In both the Gen08 and Gen17 surveys the demographers include Israel-related questions, but they tended to be indirect, asking respondents to rate emotional attachment to Israel or describe how important Israel was to a person’s Jewish identity.
While I can see how these are valuable measures, similar questions in Gen26 would not capture the sharper political and ideological distinctions that now exist in communal discourse in Australia since October 7.
What Gen26 needs, therefore, are questions that are clear, direct, and capable of producing definitive data. For example, instead of asking Australian Jews only about emotional attachment to Israel, Gen26 could include a straightforward identity classification question such as:
Which of the following best describes your current view?
• I consider myself a Zionist
• I feel generally supportive of Israel but do not identify with the term Zionist
• I feel neutral or uncertain
• I feel critical of Zionism
• I consider myself anti-Zionist
A question framed like this would provide the kind of clarity our community has never actually had about where a majority of Australian Jews stand on Israel in a post October-7 world.
Similarly, rather than asking vaguely about satisfaction with Australian Jewish communal life, Gen26 could more precisely assess how Australian Jews feel about our peak representative bodies. For example, Gen26 could ask:
How well do you feel mainstream Jewish representative organisations reflect your views on major public issues?
• Very well
• Fairly well
• Neither well nor poorly
• Not very well
• Not at all well
Another useful question might be:
Do you believe a wide range of political perspectives can be openly expressed within the Australian Jewish community without social or professional consequences?
• Yes, fully
• Mostly
• Unsure
• Mostly not
• Not at all
I would like to think our peak bodies are broadly representative, but I suspect that if questions like this were asked directly in Gen26, we might receive answers that significantly reshape our understanding of where the majority of our community actually sits.
If Gen26 avoids questions capable of assessing how many Australian Jews identify as Zionist or anti-Zionist, how well our peak bodies represent Australian Jews and how Aussie Jews perceive their ability to speak critically on different political issues, it risks producing a beautifully designed and methodologically rigorous study that nevertheless fails to address the core issues that matter most to our community at this particular moment in communal life.
I do not bring forth these proposed questions to stir the pot. I deeply admire the work of the demographers involved, whose earlier studies gave us extremely valuable insight into patterns of affiliation, migration, education, religious practice, and identity among Australian Jews. I also recognise that it is not easy to operate within a communal environment that is understandably cautious about asking questions that may surface uncomfortable truths.
But since October 7, with our community visibly fragmenting and newer organisations on both the political right and left insisting that the mainstream does not represent them, we deserve to know, with certainty based on evidence, not assumptions, who actually speaks for Australian Jews and where the majority of opinion truly lies.

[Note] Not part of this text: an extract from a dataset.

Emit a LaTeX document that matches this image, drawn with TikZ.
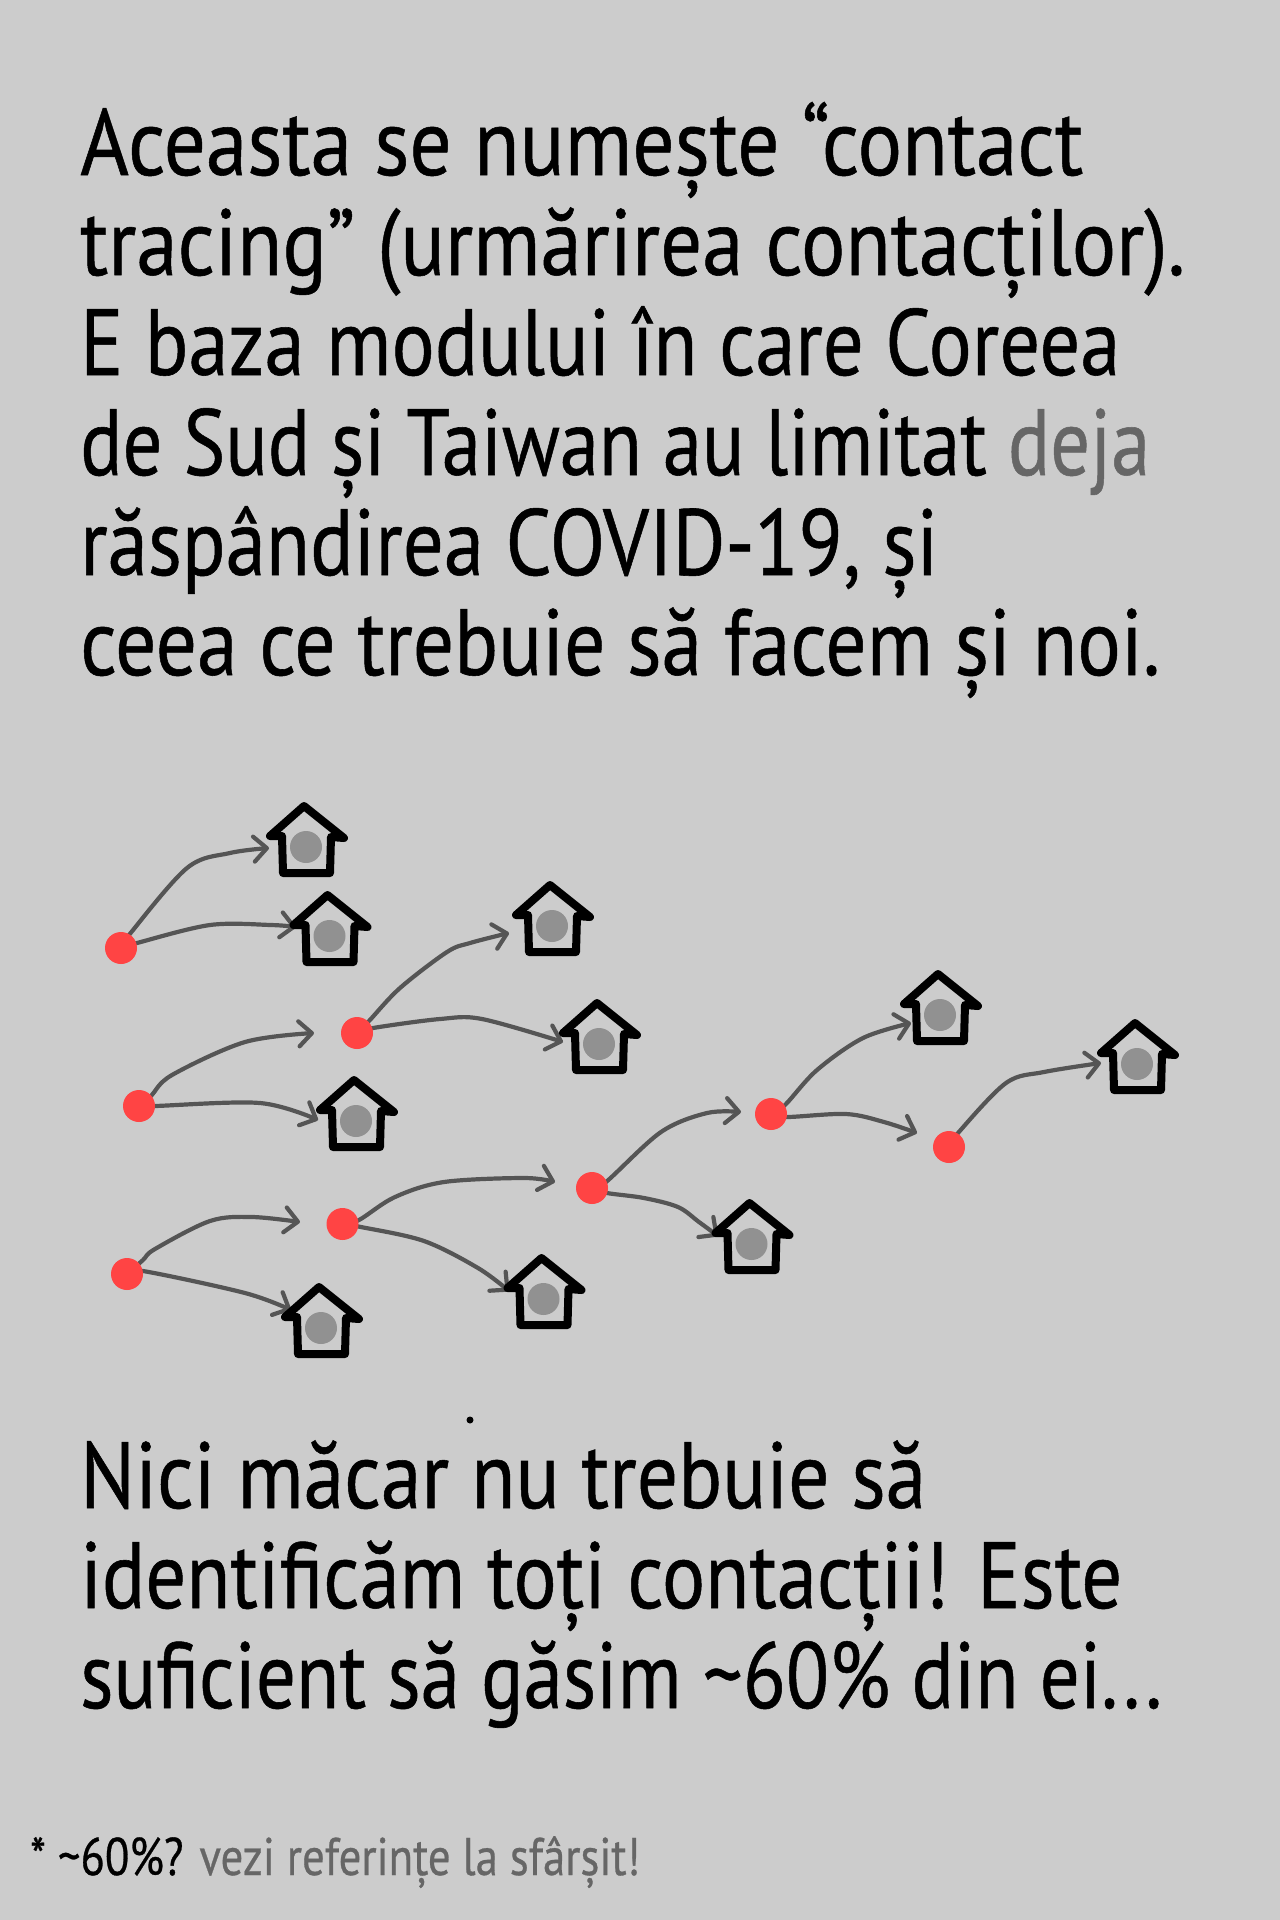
\documentclass[tikz,border=0pt]{standalone}
\usepackage{fontspec}
\usepackage{graphicx}
\setmainfont[FakeBold=0.6]{PT Sans}
\usetikzlibrary{arrows.meta}
\pgfdeclarelayer{back}
\pgfsetlayers{back,main}
\definecolor{bgc}{HTML}{CCCCCC}
\definecolor{dotc}{HTML}{FF4444}
\definecolor{linec}{HTML}{555555}
\definecolor{grayc}{HTML}{919191}
\definecolor{mutec}{HTML}{666666}
\tikzset{
  person/.style={circle,fill=dotc,inner sep=0pt,minimum size=32pt},
  occupant/.style={circle,fill=grayc,inner sep=0pt,minimum size=32pt},
  conn/.style={draw=linec,line width=4.2pt,line cap=round,line join=round,
    -{Straight Barb[length=13pt,width=25pt,round,line width=4.2pt]}},
  walls/.style={draw=black,line width=8pt,line cap=round,line join=round},
  txt/.style={anchor=base west,inner sep=0pt,font=\fontsize{94pt}{100pt}\selectfont},
  note/.style={anchor=base west,inner sep=0pt,font=\fontsize{53pt}{56pt}\selectfont},
}
\newcommand{\fitline}[2]{\resizebox{#1pt}{\height}{#2}}
\newcommand{\hut}[3]{%
  \node[occupant] (#1) at (#2,#3) {};
  \draw[walls] ([shift={(-36,-11)}]#1.center) -- ([shift={(-2,-41)}]#1.center)
    -- ([shift={(38,-9)}]#1.center) -- ([shift={(25,-10)}]#1.center)
    -- ([shift={(24,26)}]#1.center) -- ([shift={(-23,26)}]#1.center)
    -- ([shift={(-24,-11)}]#1.center) -- cycle;
}
\begin{document}
\begin{tikzpicture}[x=1pt,y=-1pt]
\useasboundingbox (0,0) rectangle (1280,1920);
% people
\node[person] (d1) at (121,948) {};
\node[person] (d2) at (357,1033) {};
\node[person] (d3) at (139,1106) {};
\node[person] (d4) at (342.5,1224) {};
\node[person] (d5) at (127,1274) {};
\node[person] (d6) at (592,1188) {};
\node[person] (d7) at (771,1114) {};
\node[person] (d8) at (949,1147) {};
% free ends
\coordinate (t1) at (269,848);
\coordinate (t2) at (296,927);
\coordinate (t3) at (509,933);
\coordinate (t4) at (563,1042);
\coordinate (t5) at (314,1033);
\coordinate (t6) at (318,1120);
\coordinate (t7) at (300,1222);
\coordinate (t8) at (291,1310);
\coordinate (t9) at (555,1182);
\coordinate (t10) at (509,1291);
\coordinate (t11) at (741,1112);
\coordinate (t12) at (718,1236);
\coordinate (t13) at (911,1023);
\coordinate (t14) at (917,1133);
\coordinate (t15) at (1101,1063);
\begin{pgfonlayer}{back}
\fill[bgc] (0,0) rectangle (1280,1920);
\draw[conn] plot[smooth,tension=.55] coordinates {(d1) (129,935) (187,868) (230,853) (t1)};
\draw[conn] plot[smooth,tension=.55] coordinates {(d1) (137,943) (210,925) (271,925) (t2)};
\draw[conn] plot[smooth,tension=.55] coordinates {(d2) (369,1021) (400,988) (447,952) (470,943) (t3)};
\draw[conn] plot[smooth,tension=.55] coordinates {(d2) (373,1028) (440,1019) (482,1019) (t4)};
\draw[conn] plot[smooth,tension=.55] coordinates {(d3) (151,1096) (172,1075) (245,1042) (t5)};
\draw[conn] plot[smooth,tension=.55] coordinates {(d3) (155,1106) (260,1103) (t6)};
\draw[conn] plot[smooth,tension=.55] coordinates {(d5) (143,1260) (155,1249) (210,1221) (252,1217) (t7)};
\draw[conn] plot[smooth,tension=.55] coordinates {(d5) (143,1271) (245,1293) (t8)};
\draw[conn] plot[smooth,tension=.55] coordinates {(d4) (359,1220) (395,1197) (444,1182) (524,1178) (t9)};
\draw[conn] plot[smooth,tension=.55] coordinates {(d4) (361,1227) (424,1241) (478,1268) (t10)};
\draw[conn] plot[smooth,tension=.55] coordinates {(d6) (606,1182) (661,1132) (707,1113) (t11)};
\draw[conn] plot[smooth,tension=.55] coordinates {(d6) (607,1193) (644,1198) (678,1207) (699,1222) (t12)};
\draw[conn] plot[smooth,tension=.55] coordinates {(d7) (785,1105) (817,1070) (863,1038) (t13)};
\draw[conn] plot[smooth,tension=.55] coordinates {(d7) (787,1117) (846,1114) (884,1122) (t14)};
\draw[conn] plot[smooth,tension=.55] coordinates {(d8) (958,1133) (1006,1083) (1044,1072) (t15)};
\end{pgfonlayer}
% houses
\hut{h1}{306}{847}
\hut{h2}{329.5}{936}
\hut{h3}{552}{926}
\hut{h4}{599}{1044}
\hut{h5}{356}{1121}
\hut{h6}{321}{1328}
\hut{h7}{543.5}{1299}
\hut{h8}{751.5}{1244}
\hut{h9}{940}{1015}
\hut{h10}{1137}{1064}
% text
\node[txt] (l1) at (80,175) {\fitline{1003}{Aceasta se numește “contact}};
\node[txt] (l2) at (80,275) {\fitline{1105}{tracing” (urmărirea contacților).}};
\node[txt] (l3) at (80,375) {\fitline{1040}{E baza modului în care Coreea}};
\node[txt] (l4) at (80,475) {\fitline{1070}{de Sud și Taiwan au limitat \textcolor{mutec}{deja}}};
\node[txt] (l5) at (80,575) {\fitline{858}{răspândirea COVID-19, și}};
\node[txt] (l6) at (80,675) {\fitline{1080}{ceea ce trebuie să facem și noi.}};
\node[txt] (l7) at (80,1508) {\fitline{846}{Nici măcar nu trebuie să}};
\node[txt] (l8) at (80,1608) {\fitline{1042}{identificăm toți contacții! Este}};
\node[txt] (l9) at (80,1708) {\fitline{1082}{suficient să găsim \textasciitilde60\% din ei...}};
\node[note] (l10) at (30,1875) {\fitline{610}{* \textasciitilde60\%? \textcolor{mutec}{vezi referințe la sfârșit!}}};
\fill[black] (470,1420) circle (3.5pt);
\end{tikzpicture}
\end{document}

There is, I suspect, a reluctance or fear that asking such questions in Gen26 might reveal a community that is more internally divided, more politically complex, and less institutionally aligned than we have long assumed. Equally, it is entirely possible that the data will confirm that our peak bodies do, in fact, reflect the views of most Australian Jews.
If Gen26 is to live up to its promise of informing the future of Australian Jewish life, it must be willing not only to count us, but to understand us, even when the answers complicate the stories we have told about ourselves for years.